Taiwan reacts to banned additive
Buyers shift to other products, but analysts see rise in price for North American beef
By RICHARD SMITH
For the Capital Press
Because of the detection of a banned substance in some U.S. beef, Taiwan buyers are shifting to Australian and New Zealand beef.
Taiwanese officials in January discovered in eight U.S. beef samples and one from Canada traces of ractopamine, a food additive that promotes leanness in cattle. Taiwan bans such additives.
Market watchers could not predict the extent of the market shift or how long it would last.
"Since U.S. beef was detected to contain ractopamine, a number of steakhouse owners have changed their menu to Australia and New Zealand beef to eliminate consumers' concerns," said a translated Taiwanese BCC Radio report e-mailed by Meat Export Federation Taiwan director Davis Wu.
Wu said MEF figures show Taiwan-bound U.S. beef exports dropped from 2,000 tons to 228 tons the week of Jan. 21-27, reflecting uncertainty and disruption in the import market because of ractopamine.

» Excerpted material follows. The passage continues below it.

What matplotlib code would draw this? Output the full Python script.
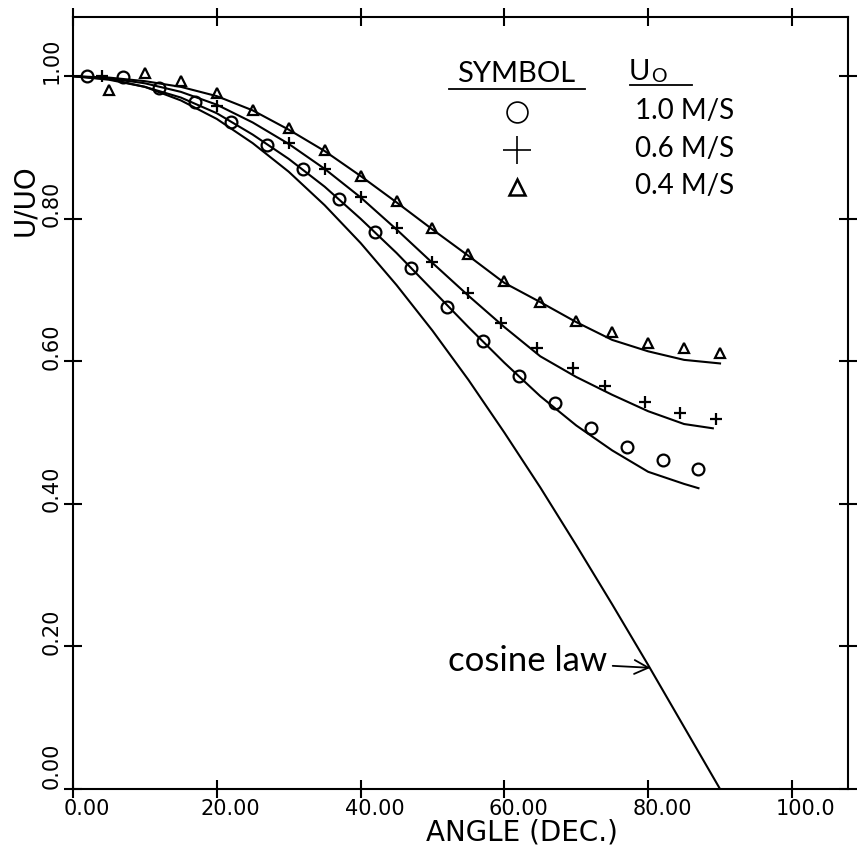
import matplotlib
matplotlib.use('Agg')
import matplotlib.pyplot as plt
from matplotlib.lines import Line2D
from matplotlib.transforms import ScaledTranslation

# ---------------- data ----------------
cos_angle = [0, 5, 10, 15, 20, 25, 30, 35, 40, 45, 50, 55, 60, 65, 70, 75, 80, 85, 90]
cos_val = [1.0, 0.996, 0.985, 0.966, 0.94, 0.906, 0.866, 0.819, 0.766, 0.707,
           0.643, 0.574, 0.5, 0.423, 0.342, 0.259, 0.174, 0.087, 0.0]

circle_angle = [2, 7, 12, 17, 22, 27, 32, 37, 42, 47, 52, 57, 62, 67, 72, 77, 82, 87]
circle_val = [1.0, 0.999, 0.983, 0.964, 0.935, 0.903, 0.870, 0.827, 0.781, 0.731,
              0.676, 0.628, 0.579, 0.541, 0.506, 0.480, 0.461, 0.449]

plus_angle = [4, 20, 30, 35, 40, 45, 50, 55, 59.5, 64.5, 69.5, 74, 79.5, 84.5, 89.5]
plus_val = [1.0, 0.958, 0.906, 0.870, 0.830, 0.787, 0.739, 0.696, 0.654, 0.619,
            0.590, 0.565, 0.543, 0.527, 0.519]

tri_angle = [5, 10, 15, 20, 25, 30, 35, 40, 45, 50, 55, 60, 65, 70, 75, 80, 85, 90]
tri_val = [0.980, 1.004, 0.993, 0.976, 0.952, 0.927, 0.896, 0.860, 0.825, 0.787,
           0.750, 0.712, 0.683, 0.656, 0.641, 0.626, 0.619, 0.612]

fit_low_angle = [0, 5, 10, 15, 20, 25, 30, 35, 40, 45, 50, 55, 60, 65, 70, 75, 80, 85, 87]
fit_low_val = [1.0, 0.995, 0.985, 0.97, 0.948, 0.918, 0.884, 0.845, 0.80, 0.752,
               0.70, 0.648, 0.598, 0.551, 0.51, 0.475, 0.445, 0.428, 0.422]

fit_mid_angle = [0, 5, 10, 15, 20, 25, 30, 35, 40, 45, 50, 55, 60, 65, 70, 75, 80, 85, 89]
fit_mid_val = [1.0, 0.997, 0.99, 0.978, 0.96, 0.935, 0.905, 0.87, 0.83, 0.785,
               0.738, 0.692, 0.648, 0.607, 0.578, 0.553, 0.53, 0.512, 0.506]

fit_up_angle = [0, 5, 10, 15, 20, 25, 30, 35, 40, 45, 50, 55, 60, 65, 70, 75, 80, 85, 90]
fit_up_val = [1.0, 0.998, 0.993, 0.985, 0.972, 0.952, 0.925, 0.895, 0.86, 0.823,
              0.785, 0.748, 0.71, 0.683, 0.655, 0.63, 0.614, 0.602, 0.597]

x_ticks = [0, 20, 40, 60, 80, 100]
x_tick_labels = ['0.00', '20.00', '40.00', '60.00', '80.00', '100.0']
y_ticks = [0.0, 0.2, 0.4, 0.6, 0.8, 1.0]
y_tick_labels = ['0.00', '0.20', '0.40', '0.60', '0.80', '1.00']

legend_labels = ['1.0 M/S', '0.6 M/S', '0.4 M/S']

# ---------------- figure ----------------
W, H = 857, 855
fig = plt.figure(figsize=(W / 100, H / 100), dpi=100)
fig.patch.set_facecolor('white')
ax = fig.add_axes([73 / W, 1 - 789 / H, (848 - 73) / W, (789 - 17) / H])
ax.set_xlim(0, 107.8)
ax.set_ylim(0, 1.083)

def P(x, y):
    return (x / W, 1 - y / H)

lw = 1.5
ax.plot(cos_angle, cos_val, color='black', lw=lw)
ax.plot(fit_low_angle, fit_low_val, color='black', lw=lw)
ax.plot(fit_mid_angle, fit_mid_val, color='black', lw=lw)
ax.plot(fit_up_angle, fit_up_val, color='black', lw=lw)

ax.plot(circle_angle, circle_val, ls='none', marker='o', ms=8.5, mfc='none',
        mec='black', mew=1.6)
ax.plot(plus_angle, plus_val, ls='none', marker='+', ms=9, mec='black', mew=1.6)
ax.plot(tri_angle, tri_val, ls='none', marker='^', ms=7, mfc='none',
        mec='black', mew=1.6)

for s in ax.spines.values():
    s.set_linewidth(1.5)
    s.set_color('black')

ax.set_xticks(x_ticks)
ax.set_xticklabels(x_tick_labels, fontsize=15, family='DejaVu Sans')
ax.set_yticks(y_ticks)
ax.set_yticklabels(y_tick_labels, fontsize=15, family='DejaVu Sans',
                   rotation=90, va='center')
ax.tick_params(axis='both', direction='inout', length=13, width=1.5,
               top=True, right=True, colors='black')
ax.tick_params(axis='x', pad=1)
ax.tick_params(axis='y', pad=2)

# shift tick labels like the reference plotter output
xoff = ScaledTranslation(14 / 100, 0, fig.dpi_scale_trans)
for lab in ax.get_xticklabels():
    lab.set_transform(lab.get_transform() + xoff)
yoff = ScaledTranslation(0, 15 / 100, fig.dpi_scale_trans)
for i, lab in enumerate(ax.get_yticklabels()):
    if i == 0:
        lab.set_va('bottom')
    else:
        lab.set_transform(lab.get_transform() + yoff)

ax.set_xlabel('ANGLE (DEC.)', fontsize=20, family='DejaVu Sans')
ax.xaxis.set_label_coords((522 - 73) / 775, (789 - 832) / 772)
ax.xaxis.label.set_va('center')
ax.set_ylabel('U/UO', fontsize=20, family='DejaVu Sans')
ax.yaxis.set_label_coords((25 - 73) / 775, (789 - 200) / 772)
ax.yaxis.label.set_va('center')

# ---------------- legend table ----------------
lfont = 'Lato'
fig.text(*P(516, 82), 'SYMBOL', fontsize=21, family=lfont, ha='center', va='baseline')
fig.add_artist(Line2D([449 / W, 585 / W], [1 - 89 / H, 1 - 89 / H], color='black',
                      lw=1.3, transform=fig.transFigure))
fig.text(*P(629, 80), 'U', fontsize=21, family=lfont, ha='left', va='baseline')
fig.text(*P(651, 82), 'O', fontsize=14, family=lfont, ha='left', va='baseline')
fig.add_artist(Line2D([630 / W, 692 / W], [1 - 85 / H, 1 - 85 / H], color='black',
                      lw=1.3, transform=fig.transFigure))

sym_y = [112, 150, 187]
sym_style = [dict(marker='o', ms=15, mfc='none', mew=1.2),
             dict(marker='+', ms=20, mew=1.2),
             dict(marker='^', ms=11, mfc='none', mew=1.8)]
for yy, st, lab in zip(sym_y, sym_style, legend_labels):
    fig.add_artist(Line2D([517 / W], [1 - yy / H], ls='none', color='black',
                          mec='black', transform=fig.transFigure, **st))
    fig.text(*P(635, yy - 1), lab, fontsize=20, family=lfont, ha='left', va='center')

# ---------------- cosine law annotation ----------------
ax.annotate('cosine law', xy=(80.3, 0.170), xytext=(74.3, 0.165),
            fontsize=25, family=lfont, ha='right', va='baseline',
            arrowprops=dict(arrowstyle='->', color='black', lw=1.3,
                            shrinkA=2, shrinkB=0))

fig.savefig('out.png', dpi=100, facecolor='white')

The Canada Beef Export Federation Taiwan director Stella Siao acknowledged the restaurants' switch from U.S. to Australian and New Zealand beef. She also pointed out the price of North American beef has increased about 10 percent since the ractopamine incident.
"This could be one of the factors for the restaurants to make the change. For many steakhouses that use only North American beef, they are not switching," Siao said.
Because of the ractopamine discovery, Canadian exporters voluntarily stopped sending their product to Taiwan through February. They will then either decide to resume exports, continue their suspension "or something in between," Siao said.
Some market watchers have commented that steakhouse owners' sourcing shift will only be temporary, said Siu-Lin Shim, Beef and Lamb New Zealand market manager for China, Hong Kong and Taiwan.
Most of the orders for February were placed in January or earlier, so traders are concerned there will be short supply from Australia due to flooding there, Shim said.
"Supply from New Zealand is tight and price is high," Shim said.
"There is unlikely to be a no-beef-for-selling situation as long as the importers are willing to pay the price" demanded by exporters, she said.
Cattle offerings throughout Australia's southern states have remained largely unaffected by the floods.